Published in Graphics

Samsung is rumoured to have found a 3nm customer

by on13 October 2023


Could be Nvidia

The dark satanic rumour mill has manufactured a hell on earth yarn claiming that Samsung has found a US company willing to buy its data centre chips using its 3nm manufacturing process.

Samsung design solutions partner AD Technology claims that the customer wanted a 2.5D server part that uses Samsung's gate-all-around (GAA) transistor design which just happened to feature in its 3nm process tech.

AD Technology comes up with the design and implementation of silicon interposers used to connect compute dies, like GPUs, with high-bandwidth memory (HBM) over the shortest distance. All this hints that Samsung silicon may be used in an AI accelerator or bandwidth-constrained application.

AD Technology CEO Joon-gyu Park said that the three-nano project will be one of the largest semiconductor projects in the industry.

"I think this three-nano and 2.5D design experience will be a big weapon that will differentiate AD Technology from other companies in the future," he said.

For Samsung, the contract win is significant as much of the data centre silicon that uses advanced packaging is made by TSMC.

The question remains is who is the mysterious customer that is buying Samsung tech.
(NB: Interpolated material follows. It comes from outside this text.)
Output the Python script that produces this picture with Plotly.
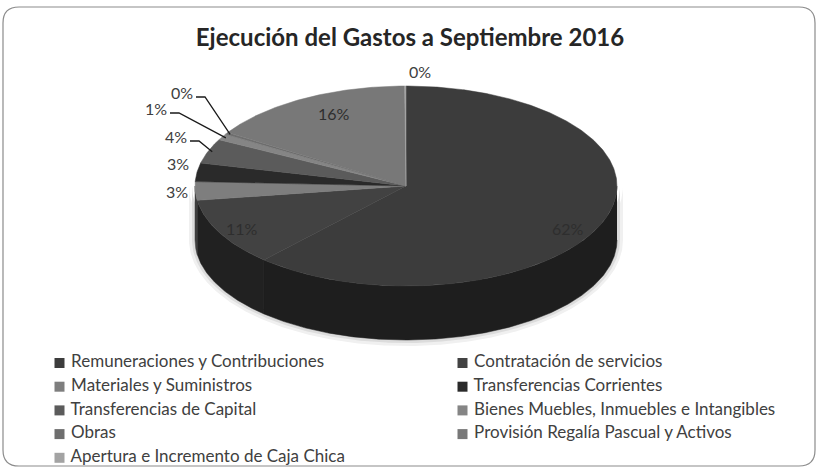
import numpy as np
import plotly.graph_objects as go

# Datos del gráfico (porcentaje de ejecución por partida)
categorias = [
    "Remuneraciones y Contribuciones",
    "Contratación de servicios",
    "Materiales y Suministros",
    "Transferencias Corrientes",
    "Transferencias de Capital",
    "Bienes Muebles, Inmuebles e Intangibles",
    "Obras",
    "Provisión Regalía Pascual y Activos",
    "Apertura e Incremento de Caja Chica",
]
porcentajes = [62, 11, 3, 3, 4, 1, 0.3, 16, 0.1]
colores = ["#3c3c3c", "#424242", "#7e7e7e", "#2a2a2a", "#5b5b5b",
           "#858585", "#6e6e6e", "#787878", "#a3a3a3"]
titulo = "Ejecución del Gastos a Septiembre 2016"

# Geometría del pastel 3D (en pixeles)
W, H = 818, 470
cx, cy, a, b, prof = 406, 186, 211, 100, 54
fuente = "Lato, 'Open Sans', sans-serif"

total = sum(porcentajes)
bordes = np.concatenate([[0], np.cumsum(porcentajes)]) / total * 360
textos = [f"{round(v / total * 100)}%" for v in porcentajes]


def arco(t1, t2, ra=a, rb=b, y0=cy):
    th = np.radians(np.linspace(t1, t2, max(int(abs(t2 - t1) * 2) + 2, 2)))
    return cx + ra * np.sin(th), y0 - rb * np.cos(th)


def oscurecer(c, f):
    r, g, bb = int(c[1:3], 16), int(c[3:5], 16), int(c[5:7], 16)
    return "rgb(%d,%d,%d)" % (r * f, g * f, bb * f)


fig = go.Figure()

# Sombra suave bajo el pastel
for extra, gris in [(6, "#f0f0f0"), (3, "#dcdcdc")]:
    xs, ys = arco(90, 270, a + extra, b + extra, cy + prof)
    xt, yt = arco(90, 270, a + extra, b + extra, cy)
    fig.add_trace(go.Scatter(
        x=np.concatenate([xs, xt[::-1]]), y=np.concatenate([ys, yt[::-1]]),
        fill="toself", fillcolor=gris, mode="lines", line=dict(width=0, color=gris),
        hoverinfo="skip", showlegend=False))

# Pared lateral (solo la mitad frontal es visible)
for i in range(len(porcentajes)):
    lo, hi = max(bordes[i], 90), min(bordes[i + 1], 270)
    if hi <= lo:
        continue
    xs, ys = arco(lo, hi)
    fig.add_trace(go.Scatter(
        x=np.concatenate([xs, xs[::-1]]), y=np.concatenate([ys, ys[::-1] + prof]),
        fill="toself", fillcolor=oscurecer(colores[i], 0.5), mode="lines",
        line=dict(width=0.5, color=oscurecer(colores[i], 0.5)),
        hoverinfo="skip", showlegend=False))

# Cara superior
for i in range(len(porcentajes)):
    xs, ys = arco(bordes[i], bordes[i + 1])
    fig.add_trace(go.Scatter(
        x=np.concatenate([[cx], xs, [cx]]), y=np.concatenate([[cy], ys, [cy]]),
        fill="toself", fillcolor=colores[i], mode="lines",
        line=dict(width=0.5, color=colores[i]),
        name=categorias[i], text=textos[i], hoverinfo="name+text", showlegend=False))

# Etiquetas de porcentaje (posición en pixeles y si llevan línea guía)
pos_etiquetas = {0: (568, 228, False), 1: (242, 228, False), 2: (177, 191, False),
                 3: (178, 163, False), 4: (176, 136, True), 5: (156, 108, True),
                 6: (182, 92, True), 7: (334, 113, False), 8: (420, 71, False)}
for i, (lx, ly, guia) in pos_etiquetas.items():
    interior = porcentajes[i] / total > 0.05
    fig.add_annotation(x=lx, y=ly, text=textos[i], showarrow=False,
                       font=dict(family=fuente, size=16,
                                 color="#2e2e2e" if interior else "#404040"))
    if guia:
        tm = np.radians((bordes[i] + bordes[i + 1]) / 2)
        ex, ey = cx + 0.98 * a * np.sin(tm), cy - 0.98 * b * np.cos(tm)
        fig.add_shape(type="path", xref="x", yref="y",
                      path=f"M{lx + 14},{ly + 5} L{lx + 23},{ly + 5} L{ex},{ey}",
                      line=dict(color="#1a1a1a", width=1.3))

# Leyenda en dos columnas
filas = np.arange(len(categorias)) // 2
cols = np.arange(len(categorias)) % 2
fig.add_trace(go.Scatter(
    x=59.5 + cols * 403, y=363 + filas * 23.7, mode="markers+text",
    marker=dict(symbol="square", size=10, color=colores),
    text=[" " + c for c in categorias], textposition="middle right",
    textfont=dict(family=fuente, size=17, color="#404040"),
    hoverinfo="skip", showlegend=False))

# Marco redondeado del gráfico
r = 16
x0, y0, x1, y1 = 3, 7, 815, 466
fig.add_shape(type="path", xref="x", yref="y", layer="below",
              path=(f"M{x0 + r},{y0} L{x1 - r},{y0} Q{x1},{y0} {x1},{y0 + r} "
                    f"L{x1},{y1 - r} Q{x1},{y1} {x1 - r},{y1} L{x0 + r},{y1} "
                    f"Q{x0},{y1} {x0},{y1 - r} L{x0},{y0 + r} Q{x0},{y0} {x0 + r},{y0} Z"),
              line=dict(color="#8c8c8c", width=1.2), fillcolor="white")

fig.update_layout(
    width=W, height=H, margin=dict(l=0, r=0, t=0, b=0),
    paper_bgcolor="white", plot_bgcolor="white",
    title=dict(text="<b>" + titulo + "</b>", x=410 / W, y=1 - 38 / H,
               xanchor="center", yanchor="middle",
               font=dict(family=fuente, size=24, color="#262626")),
    xaxis=dict(range=[0, W], visible=False, fixedrange=True),
    yaxis=dict(range=[H, 0], visible=False, fixedrange=True),
)

# Quitar el margen por defecto del body para que el gráfico quede en (0,0)
fig.write_html("out.html", config={"displayModeBar": False},
               post_script="document.body.style.margin='0';")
A likely customer would be Nvidia which has worked with Samsung to produce several of its A-series GPUs, like A16, on an 8nm process node. But for its latest Hopper and Ada Lovelace architectures, Nvidia returned to TSMC as its silicon supplier.

However, Nvidia has had a few problems getting its most powerful chips to market and has been complaining that production of its most powerful GPUs has, according to TSMC, been held up by a lack of adequate advanced packaging capacity.

This would make a move to Samsung a possibility.

However, SemiAnalysis founder Dylan Patel pointed out that it's just as likely to be Broadcom, Microsoft, Amazon, AMD, Marvell – or one of the many semiconductor startups.